(Excerpt from a dataset)
## begin
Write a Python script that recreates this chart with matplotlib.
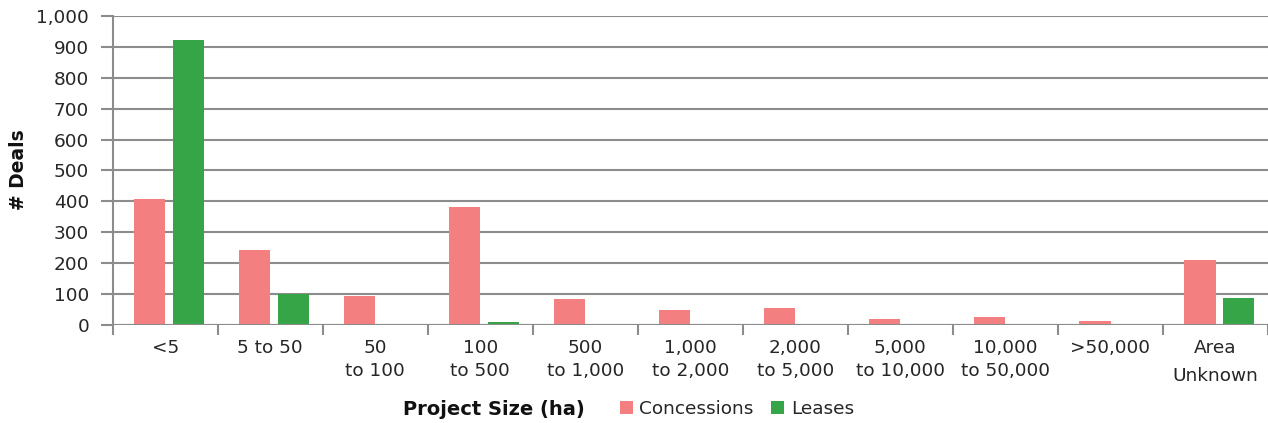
import numpy as np
import matplotlib.pyplot as plt
from matplotlib.ticker import FuncFormatter, MultipleLocator

categories = ['<5', '5 to 50', '50\nto 100', '100\nto 500', '500\nto 1,000',
              '1,000\nto 2,000', '2,000\nto 5,000', '5,000\nto 10,000',
              '10,000\nto 50,000', '>50,000', 'Area\nUnknown']
concessions = [408, 243, 95, 382, 85, 48, 53, 20, 24, 11, 211]
leases = [923, 99, 3, 8, 0, 0, 0, 0, 0, 0, 86]

conc_color = '#F47F80'
lease_color = '#36A547'
grid_color = '#8C8C8C'
text_color = '#262626'

plt.rcParams['font.family'] = ['DejaVu Sans']
fs = 13.3

fig = plt.figure(figsize=(12.68, 4.23), dpi=100)
ax = fig.add_axes([0.0889, 0.232, 0.9111, 0.730])

x = np.arange(len(categories))
w = 0.297
ax.bar(x - 0.148, concessions, width=w, color=conc_color, label='Concessions', zorder=3)
ax.bar(x + 0.218, leases, width=w, color=lease_color, label='Leases', zorder=3)

ax.set_xlim(-0.5, len(categories) - 0.5)
ax.set_ylim(0, 1000)
ax.yaxis.set_major_locator(MultipleLocator(100))
ax.yaxis.set_major_formatter(FuncFormatter(lambda v, p: f'{int(v):,}'))
ax.grid(axis='y', color=grid_color, linewidth=1.5, zorder=0)

# category labels centred, tick marks on the boundaries
ax.set_xticks(x)
ax.set_xticklabels(categories, fontsize=fs, color=text_color, linespacing=1.4)
ax.get_xticklabels()[-1].set_linespacing(1.75)
ax.set_xticks(np.arange(-0.5, len(categories) + 0.5, 1), minor=True)
ax.tick_params(axis='x', which='major', length=0, pad=10)
ax.tick_params(axis='x', which='minor', length=7, width=1.5, color=grid_color, direction='out')
ax.tick_params(axis='y', length=9, width=1.5, color=grid_color, labelsize=fs,
               labelcolor=text_color, pad=8)

for s in ['top', 'right', 'bottom']:
    ax.spines[s].set_visible(False)
ax.spines['left'].set_color(grid_color)
ax.spines['left'].set_linewidth(1.5)
ax.axhline(0, color=grid_color, linewidth=1.5, zorder=4)

fig.text(18 / 1268, 1 - 170 / 423, '# Deals', rotation=90, fontsize=13.5, fontweight='bold',
         ha='center', va='center', color='#111111')
fig.text(494 / 1268, 1 - 409 / 423, 'Project Size (ha)', fontsize=14, fontweight='bold',
         ha='center', va='center', color='#111111')
leg = fig.legend(loc='center left', bbox_to_anchor=(620 / 1268, 1 - 409 / 423), ncol=2,
                 frameon=False, fontsize=fs, handlelength=0.7, handleheight=0.75,
                 handletextpad=0.35, columnspacing=0.95, borderpad=0, borderaxespad=0)
for t in leg.get_texts():
    t.set_color(text_color)

fig.savefig('out.png', dpi=100)
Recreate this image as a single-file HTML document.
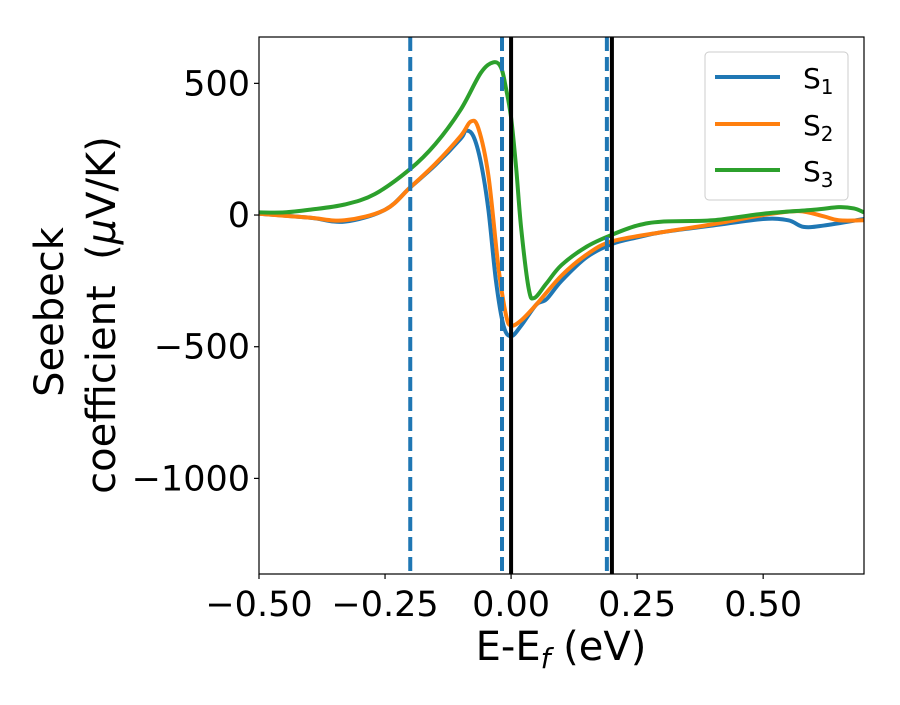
<!DOCTYPE html>
<html><head><meta charset="utf-8"><style>
body{margin:0;background:#fff}
svg text{font-family:"DejaVu Sans","Liberation Sans",sans-serif;fill:#000}
</style></head><body>
<svg id="chart" width="900" height="700" viewBox="0 0 900 700" xmlns="http://www.w3.org/2000/svg"></svg>
<script>
const s1X=[-0.5,-0.4,-0.33,-0.25,-0.2,-0.15,-0.1,-0.09,-0.075,-0.06,-0.045,-0.03,-0.015,0,0.02,0.05,0.07,0.1,0.15,0.2,0.25,0.3,0.4,0.5,0.55,0.58,0.62,0.7];
const s1Y=[5,-10,-25,20,105,190,290,320,300,200,20,-250,-420,-460,-420,-340,-320,-250,-160,-110,-85,-65,-40,-15,-20,-45,-40,-15];
const s2X=[-0.5,-0.4,-0.33,-0.25,-0.2,-0.15,-0.1,-0.08,-0.065,-0.045,-0.025,-0.01,0,0.02,0.05,0.1,0.15,0.2,0.3,0.4,0.5,0.57,0.62,0.65,0.7];
const s2Y=[5,-10,-20,20,105,195,300,355,330,150,-200,-380,-420,-400,-340,-230,-150,-100,-65,-35,0,15,-5,-20,-20];
const s3X=[-0.5,-0.45,-0.4,-0.33,-0.27,-0.2,-0.15,-0.1,-0.06,-0.035,-0.02,-0.01,0,0.01,0.02,0.035,0.046,0.07,0.1,0.15,0.2,0.25,0.3,0.4,0.5,0.6,0.65,0.68,0.7];
const s3Y=[10,10,20,40,80,175,270,400,540,580,560,480,370,180,-50,-280,-315,-260,-190,-120,-75,-40,-25,-20,5,20,30,25,10];
const xTicks=[-0.5,-0.25,0,0.25,0.5];
const xTickLabels=["\u22120.50","\u22120.25","0.00","0.25","0.50"];
const yTicks=[500,0,-500,-1000];
const yTickLabels=["500","0","\u2212500","\u22121000"];
const dashedLines=[-0.2,-0.018,0.19];
const solidLines=[0,0.2];
const seriesNames=["1","2","3"];
const colors=["#1f77b4","#ff7f0e","#2ca02c"];

const L=259,R=864,T=37,B=574,XMIN=-0.5,XMAX=0.7,YMIN=-1363,YMAX=676;
const sx=v=>L+(v-XMIN)/(XMAX-XMIN)*(R-L);
const sy=v=>B-(v-YMIN)/(YMAX-YMIN)*(B-T);
const svg=document.getElementById('chart');
const NS="http://www.w3.org/2000/svg";
function mk(tag,attrs,parent){const e=document.createElementNS(NS,tag);for(const k in attrs)e.setAttribute(k,attrs[k]);(parent||svg).appendChild(e);return e;}

const clip=mk('clipPath',{id:'pc'});mk('rect',{x:L,y:T,width:R-L,height:B-T},clip);
const plot=mk('g',{'clip-path':'url(#pc)'});



function smooth(xs,ys){
  const p=xs.map((x,i)=>[sx(x),sy(ys[i])]);
  let d=`M${p[0][0]},${p[0][1]}`;
  for(let i=0;i<p.length-1;i++){
    const p0=p[Math.max(0,i-1)],p1=p[i],p2=p[i+1],p3=p[Math.min(p.length-1,i+2)];
    const c1=[p1[0]+(p2[0]-p0[0])/6,p1[1]+(p2[1]-p0[1])/6];
    const c2=[p2[0]-(p3[0]-p1[0])/6,p2[1]-(p3[1]-p1[1])/6];
    d+=` C${c1[0]},${c1[1]} ${c2[0]},${c2[1]} ${p2[0]},${p2[1]}`;
  }
  return d;
}
const data=[[s1X,s1Y],[s2X,s2Y],[s3X,s3Y]];
data.forEach((s,i)=>{
  const e=mk('path',{d:smooth(s[0],s[1]),fill:'none',stroke:colors[i],'stroke-width':4,'stroke-linejoin':'round'},plot);
  
  
});
dashedLines.forEach(v=>{
  const e=mk('line',{x1:sx(v),x2:sx(v),y1:T,y2:B,stroke:'#1f77b4','stroke-width':4,'stroke-dasharray':'14,6'},plot);
  
  
});
solidLines.forEach(v=>{
  const e=mk('line',{x1:sx(v),x2:sx(v),y1:T,y2:B,stroke:'#000','stroke-width':4},plot);
  
  
});
const frame=mk('rect',{x:L,y:T,width:R-L,height:B-T,fill:'none',stroke:'#000','stroke-width':1.2});



xTicks.forEach((v,i)=>{
  mk('line',{x1:sx(v),x2:sx(v),y1:B,y2:B+5,stroke:'#000','stroke-width':1.2});
  const t=mk('text',{x:sx(v),y:B+42,'text-anchor':'middle','font-size':35});
  t.textContent=xTickLabels[i];
  
  
});
yTicks.forEach((v,i)=>{
  mk('line',{x1:L-5,x2:L,y1:sy(v),y2:sy(v),stroke:'#000','stroke-width':1.2});
  const t=mk('text',{x:L-9,y:sy(v)+12,'text-anchor':'end','font-size':35});
  t.textContent=yTickLabels[i];
  
  
});
</script>
<svg style="position:absolute;left:0;top:0" width="900" height="700">
<text x="561" y="660" text-anchor="middle" font-size="40" style="font-family:'DejaVu Sans',sans-serif">E-E<tspan font-style="italic" font-size="28" dy="8">f</tspan><tspan dy="-8"> (eV)</tspan></text>
<g style="font-family:'DejaVu Sans',sans-serif" font-size="40">
<text transform="translate(63,312) rotate(-90)" text-anchor="middle">Seebeck</text>
<text transform="translate(115,315) rotate(-90)" text-anchor="middle">coefficient&#160; (<tspan font-style="italic">μ</tspan>V/K)</text>
</g>
<g>
<rect x="705" y="52" width="143" height="148" rx="4" fill="#fff" fill-opacity="0.8" stroke="#ccc" stroke-width="1"/>
<line x1="715" x2="780" y1="77" y2="77" stroke="#1f77b4" stroke-width="4"/>
<line x1="715" x2="780" y1="124" y2="124" stroke="#ff7f0e" stroke-width="4"/>
<line x1="715" x2="780" y1="170" y2="170" stroke="#2ca02c" stroke-width="4"/>
<text x="803" y="88" font-size="28" style="font-family:'DejaVu Sans',sans-serif">S<tspan font-size="20" dy="6">1</tspan></text>
<text x="803" y="135" font-size="28" style="font-family:'DejaVu Sans',sans-serif">S<tspan font-size="20" dy="6">2</tspan></text>
<text x="803" y="181" font-size="28" style="font-family:'DejaVu Sans',sans-serif">S<tspan font-size="20" dy="6">3</tspan></text>
</g>
</svg>
</body></html>
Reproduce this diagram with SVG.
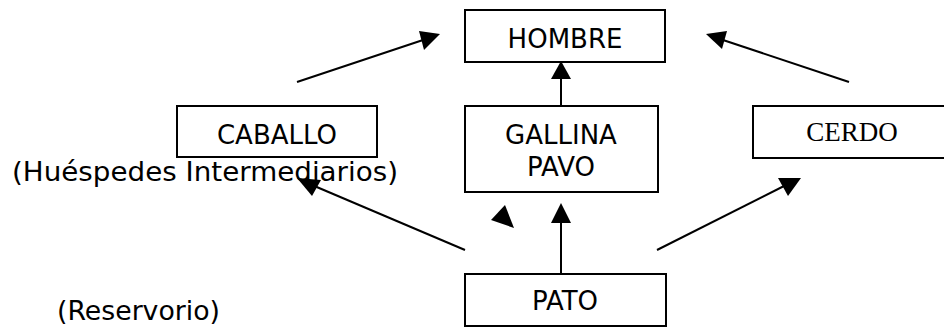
## end
WHAT YOU ARE ASKED TO DO: Copy out every line in the listing where the word "this" appears.

OUTPUT OF THE TASK:
Write a Python script that recreates this chart with matplotlib.
Recreate this image as a single-file HTML document.
Reproduce this diagram with SVG.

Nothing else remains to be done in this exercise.